Et les kunas, alors ? Papa a failli mourir de froid sur le balcon, maman bouquine une revue de cuisine dans son lit, et la petite Asai vient de finir de lire "Bilbo". Elle vient dire à sa mère que "Frodon est parti", et lorsque celle-ci lui demande si cela la rend triste, craignant sans doute un méchant rappel de chagrin ou autre chose,  Asai répond simplement que non. 

Elle tient dans ses bras une peluche de grand lapin qui pourrait bien être celui qui a emmené une certaine Alice dans un autre pays de l'ailleurs... Rien n'est donc perdu.

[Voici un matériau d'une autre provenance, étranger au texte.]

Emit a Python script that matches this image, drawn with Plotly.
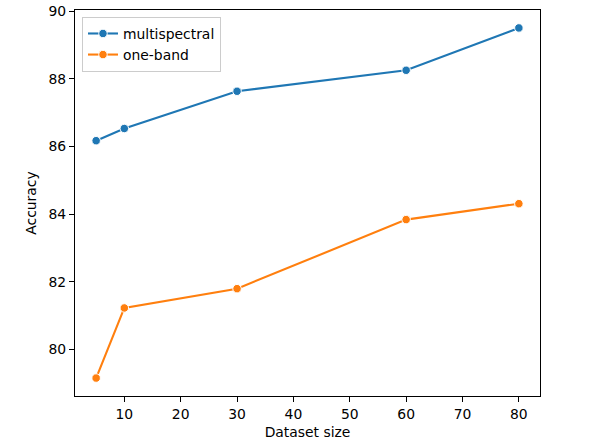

Si les kunas vous font peur, et que vous tremblez à l'idée de partir à la rencontre de créatures qui, si ça se trouve, n'existent pas du tout, sachez que Kore-eda sait aussi faire peur en employant une chanson de générique qui ferait passer celle PONYO SUR LE FALAISE pour un du grunge alternatif. 


Vous me remercierez plus tard, c'est cadeau.

https://youtu.be/twgWWaUwYZg

(et si vous avez envie de garder votre abonnement Neuneuflix ou Amazon plutôt que de signer avec Mubi pour voir des films de Bertrand Mandico, Jonas Mekas et Hou Hsiao-Hsien, sachez que le coffret dvd existe. Allez, bisous.)